>> BEGIN The data

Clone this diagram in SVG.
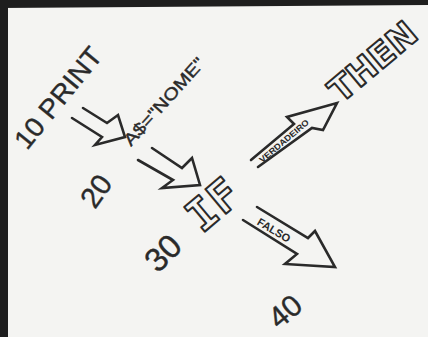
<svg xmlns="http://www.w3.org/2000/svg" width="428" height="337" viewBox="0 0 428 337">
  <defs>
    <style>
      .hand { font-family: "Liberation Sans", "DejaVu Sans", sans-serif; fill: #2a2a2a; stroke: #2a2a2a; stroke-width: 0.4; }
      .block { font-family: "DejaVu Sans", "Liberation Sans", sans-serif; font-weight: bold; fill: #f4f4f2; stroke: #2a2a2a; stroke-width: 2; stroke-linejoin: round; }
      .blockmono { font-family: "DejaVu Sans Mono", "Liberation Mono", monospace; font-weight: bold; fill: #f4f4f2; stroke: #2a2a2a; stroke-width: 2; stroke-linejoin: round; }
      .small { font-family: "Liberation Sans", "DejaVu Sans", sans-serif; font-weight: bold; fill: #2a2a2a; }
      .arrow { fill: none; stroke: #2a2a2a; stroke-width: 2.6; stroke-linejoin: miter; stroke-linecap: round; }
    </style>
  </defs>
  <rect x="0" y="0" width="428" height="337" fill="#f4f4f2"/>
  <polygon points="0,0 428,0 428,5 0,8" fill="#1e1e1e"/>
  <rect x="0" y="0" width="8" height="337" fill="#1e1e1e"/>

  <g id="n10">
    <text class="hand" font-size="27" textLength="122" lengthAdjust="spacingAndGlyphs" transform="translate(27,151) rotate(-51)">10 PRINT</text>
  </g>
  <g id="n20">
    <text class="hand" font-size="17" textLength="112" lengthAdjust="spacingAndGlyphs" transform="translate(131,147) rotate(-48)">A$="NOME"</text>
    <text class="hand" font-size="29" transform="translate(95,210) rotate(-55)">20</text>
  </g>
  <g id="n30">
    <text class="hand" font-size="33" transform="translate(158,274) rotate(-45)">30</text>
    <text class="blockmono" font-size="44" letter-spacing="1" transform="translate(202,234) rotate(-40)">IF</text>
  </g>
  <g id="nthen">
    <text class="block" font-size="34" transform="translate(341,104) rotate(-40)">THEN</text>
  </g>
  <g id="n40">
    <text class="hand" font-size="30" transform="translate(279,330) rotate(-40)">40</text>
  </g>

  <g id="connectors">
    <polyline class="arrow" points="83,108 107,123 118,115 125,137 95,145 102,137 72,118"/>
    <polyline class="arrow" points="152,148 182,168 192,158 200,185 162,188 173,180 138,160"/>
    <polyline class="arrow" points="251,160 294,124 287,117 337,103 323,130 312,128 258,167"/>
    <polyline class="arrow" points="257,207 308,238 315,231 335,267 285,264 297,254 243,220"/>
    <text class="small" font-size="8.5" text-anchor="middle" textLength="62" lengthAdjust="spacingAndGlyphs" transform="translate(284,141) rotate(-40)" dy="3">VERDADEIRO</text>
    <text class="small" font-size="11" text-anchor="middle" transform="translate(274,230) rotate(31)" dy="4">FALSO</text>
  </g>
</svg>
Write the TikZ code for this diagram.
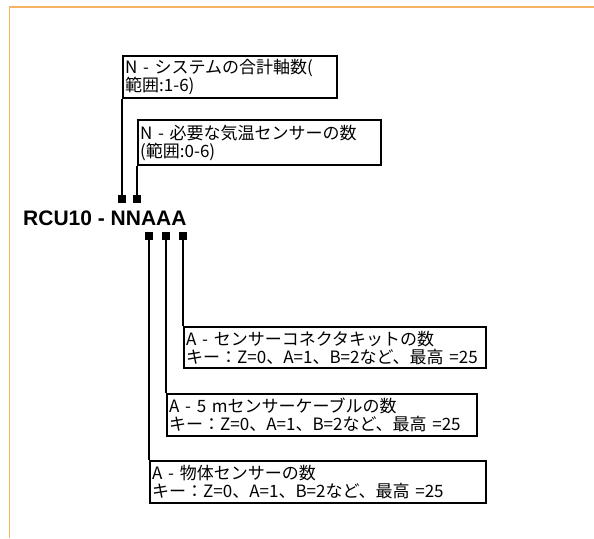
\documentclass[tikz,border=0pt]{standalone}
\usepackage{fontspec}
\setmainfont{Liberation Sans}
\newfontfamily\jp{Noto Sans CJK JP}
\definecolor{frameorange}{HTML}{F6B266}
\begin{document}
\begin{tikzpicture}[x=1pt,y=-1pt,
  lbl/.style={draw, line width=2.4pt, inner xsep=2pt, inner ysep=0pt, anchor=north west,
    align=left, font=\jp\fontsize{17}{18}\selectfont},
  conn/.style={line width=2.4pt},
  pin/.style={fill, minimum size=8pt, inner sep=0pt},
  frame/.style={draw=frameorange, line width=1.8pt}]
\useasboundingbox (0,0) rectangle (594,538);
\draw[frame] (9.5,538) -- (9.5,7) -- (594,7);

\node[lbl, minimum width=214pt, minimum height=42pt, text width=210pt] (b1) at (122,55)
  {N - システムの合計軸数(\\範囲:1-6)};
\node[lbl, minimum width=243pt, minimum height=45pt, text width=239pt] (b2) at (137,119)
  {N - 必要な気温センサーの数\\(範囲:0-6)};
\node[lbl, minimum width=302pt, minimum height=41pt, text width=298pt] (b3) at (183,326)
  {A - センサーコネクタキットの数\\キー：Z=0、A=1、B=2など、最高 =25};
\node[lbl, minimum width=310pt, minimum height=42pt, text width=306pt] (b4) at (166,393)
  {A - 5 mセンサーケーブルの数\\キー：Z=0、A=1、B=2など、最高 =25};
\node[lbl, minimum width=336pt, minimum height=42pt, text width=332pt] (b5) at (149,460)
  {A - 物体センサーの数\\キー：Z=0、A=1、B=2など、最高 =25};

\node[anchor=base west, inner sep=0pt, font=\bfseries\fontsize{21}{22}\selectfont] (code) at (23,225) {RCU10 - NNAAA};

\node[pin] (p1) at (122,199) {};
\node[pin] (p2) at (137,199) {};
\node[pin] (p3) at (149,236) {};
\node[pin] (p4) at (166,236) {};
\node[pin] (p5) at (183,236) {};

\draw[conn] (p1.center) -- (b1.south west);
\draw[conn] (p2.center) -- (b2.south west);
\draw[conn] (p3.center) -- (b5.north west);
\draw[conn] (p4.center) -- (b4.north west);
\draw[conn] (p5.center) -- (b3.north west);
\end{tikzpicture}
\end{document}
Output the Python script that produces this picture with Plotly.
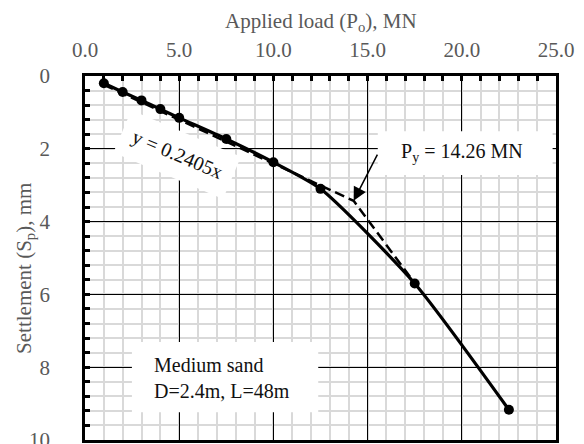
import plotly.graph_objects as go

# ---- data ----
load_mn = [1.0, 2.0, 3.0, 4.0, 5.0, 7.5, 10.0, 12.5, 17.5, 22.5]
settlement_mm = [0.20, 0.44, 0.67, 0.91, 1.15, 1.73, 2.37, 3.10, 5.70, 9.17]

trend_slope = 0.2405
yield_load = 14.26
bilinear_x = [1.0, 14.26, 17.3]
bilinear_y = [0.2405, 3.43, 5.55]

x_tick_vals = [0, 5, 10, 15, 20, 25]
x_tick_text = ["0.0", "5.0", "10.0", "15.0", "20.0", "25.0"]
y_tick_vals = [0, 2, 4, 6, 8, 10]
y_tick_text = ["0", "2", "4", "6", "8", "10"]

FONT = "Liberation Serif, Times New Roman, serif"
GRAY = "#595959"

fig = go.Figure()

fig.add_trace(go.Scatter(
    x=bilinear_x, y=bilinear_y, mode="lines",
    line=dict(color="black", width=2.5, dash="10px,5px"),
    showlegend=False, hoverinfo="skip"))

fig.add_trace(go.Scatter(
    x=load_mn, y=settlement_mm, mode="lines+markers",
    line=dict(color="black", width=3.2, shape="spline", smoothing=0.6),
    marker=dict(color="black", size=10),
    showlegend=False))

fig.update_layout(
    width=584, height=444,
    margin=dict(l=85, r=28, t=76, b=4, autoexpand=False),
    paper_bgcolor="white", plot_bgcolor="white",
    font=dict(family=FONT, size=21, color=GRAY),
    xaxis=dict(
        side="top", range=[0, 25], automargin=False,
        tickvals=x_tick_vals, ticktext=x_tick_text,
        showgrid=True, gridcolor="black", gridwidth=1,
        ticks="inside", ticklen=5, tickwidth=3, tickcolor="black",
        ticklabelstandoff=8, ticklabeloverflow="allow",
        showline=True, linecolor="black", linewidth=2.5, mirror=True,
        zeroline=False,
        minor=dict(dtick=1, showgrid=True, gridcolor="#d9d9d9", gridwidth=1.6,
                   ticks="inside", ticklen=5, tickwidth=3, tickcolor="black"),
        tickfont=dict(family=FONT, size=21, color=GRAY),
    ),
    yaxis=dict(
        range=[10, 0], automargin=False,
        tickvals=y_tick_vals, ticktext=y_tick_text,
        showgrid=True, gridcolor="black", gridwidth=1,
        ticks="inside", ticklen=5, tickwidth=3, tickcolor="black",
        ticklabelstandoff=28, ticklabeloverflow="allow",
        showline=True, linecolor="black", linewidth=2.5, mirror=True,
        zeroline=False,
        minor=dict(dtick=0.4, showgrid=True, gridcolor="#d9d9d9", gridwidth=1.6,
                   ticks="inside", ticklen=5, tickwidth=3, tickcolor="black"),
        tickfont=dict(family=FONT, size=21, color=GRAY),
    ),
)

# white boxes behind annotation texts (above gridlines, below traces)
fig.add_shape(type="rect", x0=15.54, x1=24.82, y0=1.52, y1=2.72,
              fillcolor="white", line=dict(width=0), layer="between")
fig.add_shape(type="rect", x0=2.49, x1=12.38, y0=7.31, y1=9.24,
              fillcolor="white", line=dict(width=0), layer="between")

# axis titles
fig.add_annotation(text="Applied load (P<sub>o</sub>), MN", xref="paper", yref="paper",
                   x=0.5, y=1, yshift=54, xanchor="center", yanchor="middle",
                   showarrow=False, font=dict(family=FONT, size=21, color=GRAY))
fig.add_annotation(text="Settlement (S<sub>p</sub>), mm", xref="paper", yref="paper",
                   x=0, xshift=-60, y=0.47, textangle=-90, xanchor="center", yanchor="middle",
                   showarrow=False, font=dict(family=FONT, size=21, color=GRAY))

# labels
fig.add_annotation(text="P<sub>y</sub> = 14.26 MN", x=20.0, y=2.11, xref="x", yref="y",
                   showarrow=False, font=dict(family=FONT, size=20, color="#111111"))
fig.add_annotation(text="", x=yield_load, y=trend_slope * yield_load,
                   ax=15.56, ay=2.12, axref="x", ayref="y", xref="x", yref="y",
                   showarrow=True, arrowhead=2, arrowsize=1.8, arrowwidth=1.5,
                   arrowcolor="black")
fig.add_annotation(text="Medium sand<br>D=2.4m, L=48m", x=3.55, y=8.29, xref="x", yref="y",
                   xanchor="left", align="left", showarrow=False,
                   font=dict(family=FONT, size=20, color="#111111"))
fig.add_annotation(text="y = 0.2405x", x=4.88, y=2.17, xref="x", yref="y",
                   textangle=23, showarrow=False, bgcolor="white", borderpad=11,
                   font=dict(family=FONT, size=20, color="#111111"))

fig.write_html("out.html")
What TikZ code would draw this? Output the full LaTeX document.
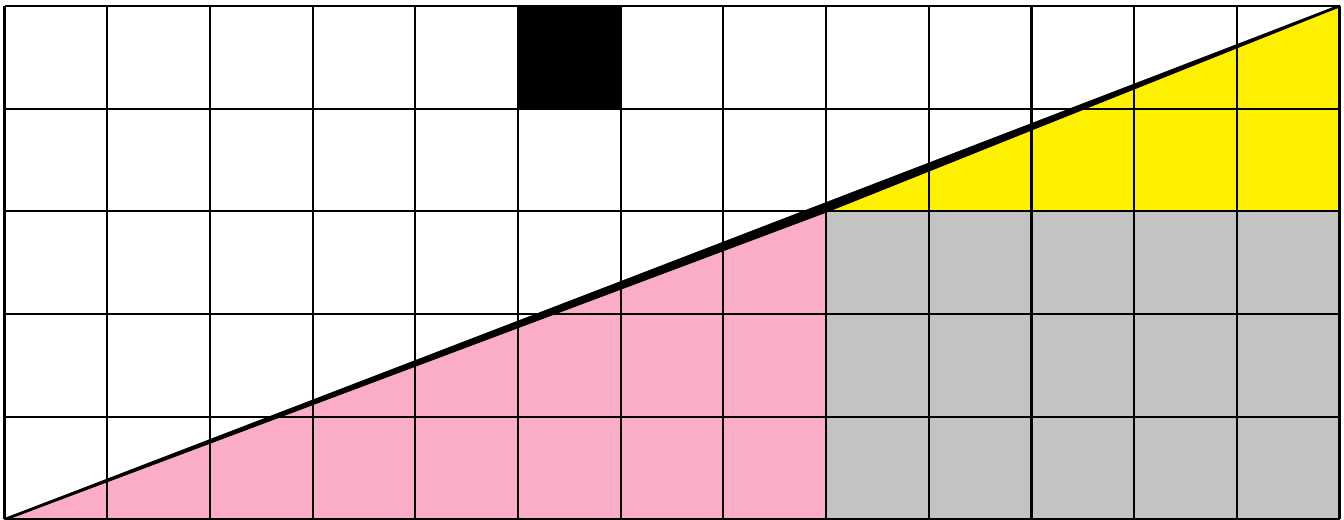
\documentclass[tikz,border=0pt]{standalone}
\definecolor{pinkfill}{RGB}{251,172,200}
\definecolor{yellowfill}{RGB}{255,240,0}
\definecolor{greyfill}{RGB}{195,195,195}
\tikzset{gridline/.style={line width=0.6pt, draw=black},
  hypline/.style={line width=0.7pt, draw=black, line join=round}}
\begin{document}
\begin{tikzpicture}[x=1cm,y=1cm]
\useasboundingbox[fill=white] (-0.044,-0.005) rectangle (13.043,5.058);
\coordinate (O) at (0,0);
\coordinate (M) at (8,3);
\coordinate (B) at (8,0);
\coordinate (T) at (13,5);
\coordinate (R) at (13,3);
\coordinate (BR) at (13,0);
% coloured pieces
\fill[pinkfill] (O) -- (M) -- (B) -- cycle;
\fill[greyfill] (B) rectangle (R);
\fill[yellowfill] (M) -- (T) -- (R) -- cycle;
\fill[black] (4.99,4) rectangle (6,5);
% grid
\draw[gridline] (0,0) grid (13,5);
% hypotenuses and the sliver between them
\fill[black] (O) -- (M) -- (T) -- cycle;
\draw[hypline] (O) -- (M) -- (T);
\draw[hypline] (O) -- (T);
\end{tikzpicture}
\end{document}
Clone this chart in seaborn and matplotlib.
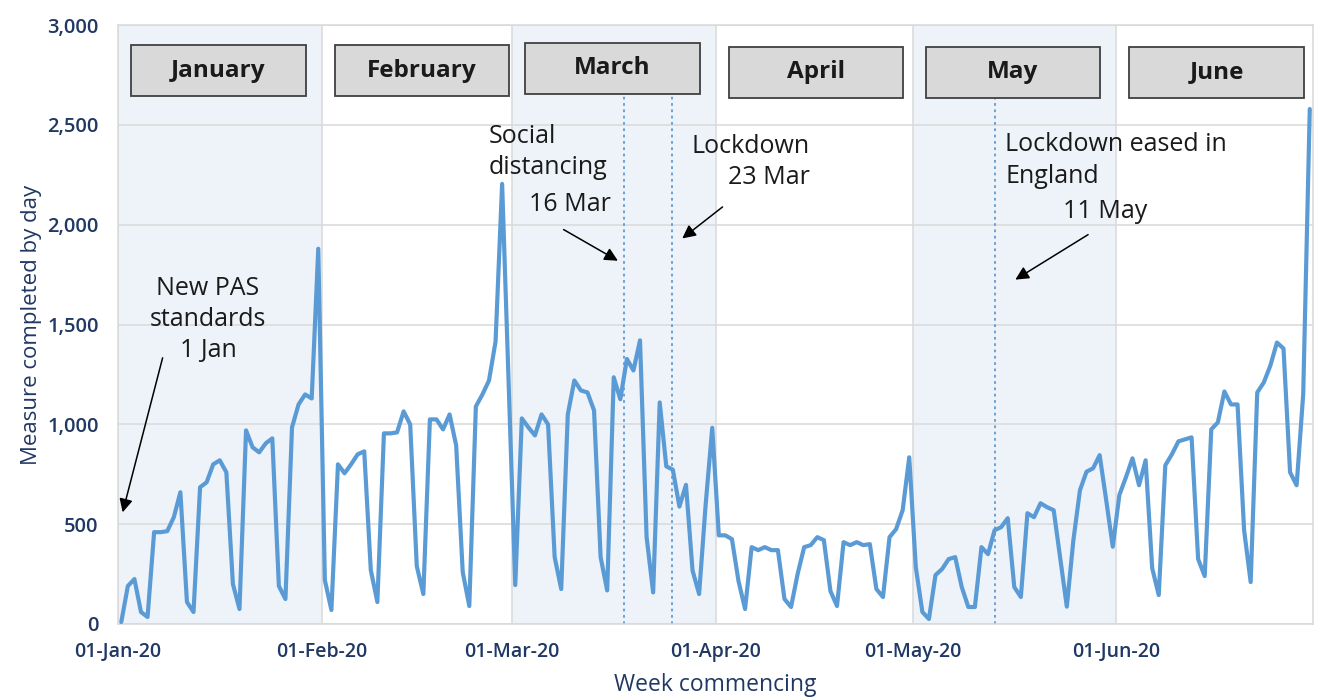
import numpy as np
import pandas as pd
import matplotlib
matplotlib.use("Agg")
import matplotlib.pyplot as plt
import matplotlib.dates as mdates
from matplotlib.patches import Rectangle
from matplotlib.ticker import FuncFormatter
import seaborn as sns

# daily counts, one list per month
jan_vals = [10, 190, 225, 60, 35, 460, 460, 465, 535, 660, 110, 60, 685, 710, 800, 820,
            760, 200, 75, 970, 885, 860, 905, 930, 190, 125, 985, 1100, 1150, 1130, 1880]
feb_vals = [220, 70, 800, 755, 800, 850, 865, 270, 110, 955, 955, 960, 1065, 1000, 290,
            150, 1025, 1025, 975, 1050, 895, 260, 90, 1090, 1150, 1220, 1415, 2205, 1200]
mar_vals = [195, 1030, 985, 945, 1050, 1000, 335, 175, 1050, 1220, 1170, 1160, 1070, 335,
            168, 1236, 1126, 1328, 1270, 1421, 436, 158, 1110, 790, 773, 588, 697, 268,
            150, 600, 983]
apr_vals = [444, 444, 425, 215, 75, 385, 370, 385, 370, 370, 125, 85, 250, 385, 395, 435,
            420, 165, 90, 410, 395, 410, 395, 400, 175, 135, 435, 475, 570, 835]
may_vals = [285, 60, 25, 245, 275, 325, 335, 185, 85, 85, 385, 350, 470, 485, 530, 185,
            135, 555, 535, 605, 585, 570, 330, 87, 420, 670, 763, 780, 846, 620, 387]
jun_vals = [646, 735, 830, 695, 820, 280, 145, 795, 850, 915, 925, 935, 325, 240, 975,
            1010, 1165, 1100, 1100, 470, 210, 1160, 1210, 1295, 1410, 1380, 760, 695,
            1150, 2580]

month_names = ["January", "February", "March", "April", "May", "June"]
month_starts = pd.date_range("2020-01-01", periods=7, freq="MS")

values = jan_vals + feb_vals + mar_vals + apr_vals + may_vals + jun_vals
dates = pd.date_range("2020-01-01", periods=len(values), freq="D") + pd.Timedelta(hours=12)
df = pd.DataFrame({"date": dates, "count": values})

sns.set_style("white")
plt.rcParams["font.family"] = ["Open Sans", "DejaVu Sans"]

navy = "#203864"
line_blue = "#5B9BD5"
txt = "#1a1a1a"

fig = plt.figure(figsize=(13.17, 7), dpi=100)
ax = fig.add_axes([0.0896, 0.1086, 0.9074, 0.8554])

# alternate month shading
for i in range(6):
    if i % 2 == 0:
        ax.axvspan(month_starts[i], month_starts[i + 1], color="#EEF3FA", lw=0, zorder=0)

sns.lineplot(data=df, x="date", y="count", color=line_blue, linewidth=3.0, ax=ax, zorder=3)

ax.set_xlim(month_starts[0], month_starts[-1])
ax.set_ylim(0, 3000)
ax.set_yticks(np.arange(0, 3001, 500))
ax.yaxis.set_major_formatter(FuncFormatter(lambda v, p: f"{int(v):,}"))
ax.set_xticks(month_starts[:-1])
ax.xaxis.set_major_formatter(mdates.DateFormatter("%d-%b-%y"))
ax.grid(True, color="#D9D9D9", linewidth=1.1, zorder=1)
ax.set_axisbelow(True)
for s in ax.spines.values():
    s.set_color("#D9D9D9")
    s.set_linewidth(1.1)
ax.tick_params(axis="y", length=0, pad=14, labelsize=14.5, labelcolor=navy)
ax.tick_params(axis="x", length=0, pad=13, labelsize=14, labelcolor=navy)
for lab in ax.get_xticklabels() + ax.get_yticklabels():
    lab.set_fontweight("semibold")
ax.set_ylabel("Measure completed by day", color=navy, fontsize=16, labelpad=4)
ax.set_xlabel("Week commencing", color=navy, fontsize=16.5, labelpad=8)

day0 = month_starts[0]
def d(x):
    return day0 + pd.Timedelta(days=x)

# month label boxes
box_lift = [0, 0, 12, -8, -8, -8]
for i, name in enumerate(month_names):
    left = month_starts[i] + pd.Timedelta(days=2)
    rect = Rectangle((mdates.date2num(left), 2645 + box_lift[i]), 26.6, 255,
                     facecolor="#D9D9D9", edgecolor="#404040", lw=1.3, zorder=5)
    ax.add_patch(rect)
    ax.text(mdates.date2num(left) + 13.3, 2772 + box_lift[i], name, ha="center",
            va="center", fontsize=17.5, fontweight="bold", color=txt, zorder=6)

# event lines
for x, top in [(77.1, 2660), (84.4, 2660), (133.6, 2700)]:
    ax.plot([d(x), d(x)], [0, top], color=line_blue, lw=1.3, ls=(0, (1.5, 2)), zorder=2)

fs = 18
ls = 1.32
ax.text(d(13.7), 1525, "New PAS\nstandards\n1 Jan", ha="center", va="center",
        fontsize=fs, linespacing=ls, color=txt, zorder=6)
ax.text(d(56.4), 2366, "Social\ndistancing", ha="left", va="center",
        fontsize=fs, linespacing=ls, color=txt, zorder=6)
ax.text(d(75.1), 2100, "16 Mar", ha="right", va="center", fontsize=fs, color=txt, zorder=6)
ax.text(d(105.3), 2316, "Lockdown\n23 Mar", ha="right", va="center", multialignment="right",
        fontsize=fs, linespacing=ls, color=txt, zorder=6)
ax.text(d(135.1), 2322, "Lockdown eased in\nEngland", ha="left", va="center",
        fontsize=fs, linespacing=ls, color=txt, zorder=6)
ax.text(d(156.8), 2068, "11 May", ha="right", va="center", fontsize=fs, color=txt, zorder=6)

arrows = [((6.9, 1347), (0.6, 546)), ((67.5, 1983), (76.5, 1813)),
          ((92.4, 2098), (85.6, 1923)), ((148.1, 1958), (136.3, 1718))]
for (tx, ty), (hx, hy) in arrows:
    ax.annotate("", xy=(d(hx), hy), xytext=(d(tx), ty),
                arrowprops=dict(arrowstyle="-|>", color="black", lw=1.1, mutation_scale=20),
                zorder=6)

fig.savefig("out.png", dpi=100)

>> END The data

§ Given task: Would you restate, exactly and with no pictures, the lines of the entries above from the one containing "What TikZ code" through the one containing "import seaborn as sns"?

§ Task response:
What TikZ code would draw this? Output the full LaTeX document.
\documentclass[tikz,border=0pt]{standalone}
\definecolor{pinkfill}{RGB}{251,172,200}
\definecolor{yellowfill}{RGB}{255,240,0}
\definecolor{greyfill}{RGB}{195,195,195}
\tikzset{gridline/.style={line width=0.6pt, draw=black},
  hypline/.style={line width=0.7pt, draw=black, line join=round}}
\begin{document}
\begin{tikzpicture}[x=1cm,y=1cm]
\useasboundingbox[fill=white] (-0.044,-0.005) rectangle (13.043,5.058);
\coordinate (O) at (0,0);
\coordinate (M) at (8,3);
\coordinate (B) at (8,0);
\coordinate (T) at (13,5);
\coordinate (R) at (13,3);
\coordinate (BR) at (13,0);
% coloured pieces
\fill[pinkfill] (O) -- (M) -- (B) -- cycle;
\fill[greyfill] (B) rectangle (R);
\fill[yellowfill] (M) -- (T) -- (R) -- cycle;
\fill[black] (4.99,4) rectangle (6,5);
% grid
\draw[gridline] (0,0) grid (13,5);
% hypotenuses and the sliver between them
\fill[black] (O) -- (M) -- (T) -- cycle;
\draw[hypline] (O) -- (M) -- (T);
\draw[hypline] (O) -- (T);
\end{tikzpicture}
\end{document}
Clone this chart in seaborn and matplotlib.
import numpy as np
import pandas as pd
import matplotlib
matplotlib.use("Agg")
import matplotlib.pyplot as plt
import matplotlib.dates as mdates
from matplotlib.patches import Rectangle
from matplotlib.ticker import FuncFormatter
import seaborn as sns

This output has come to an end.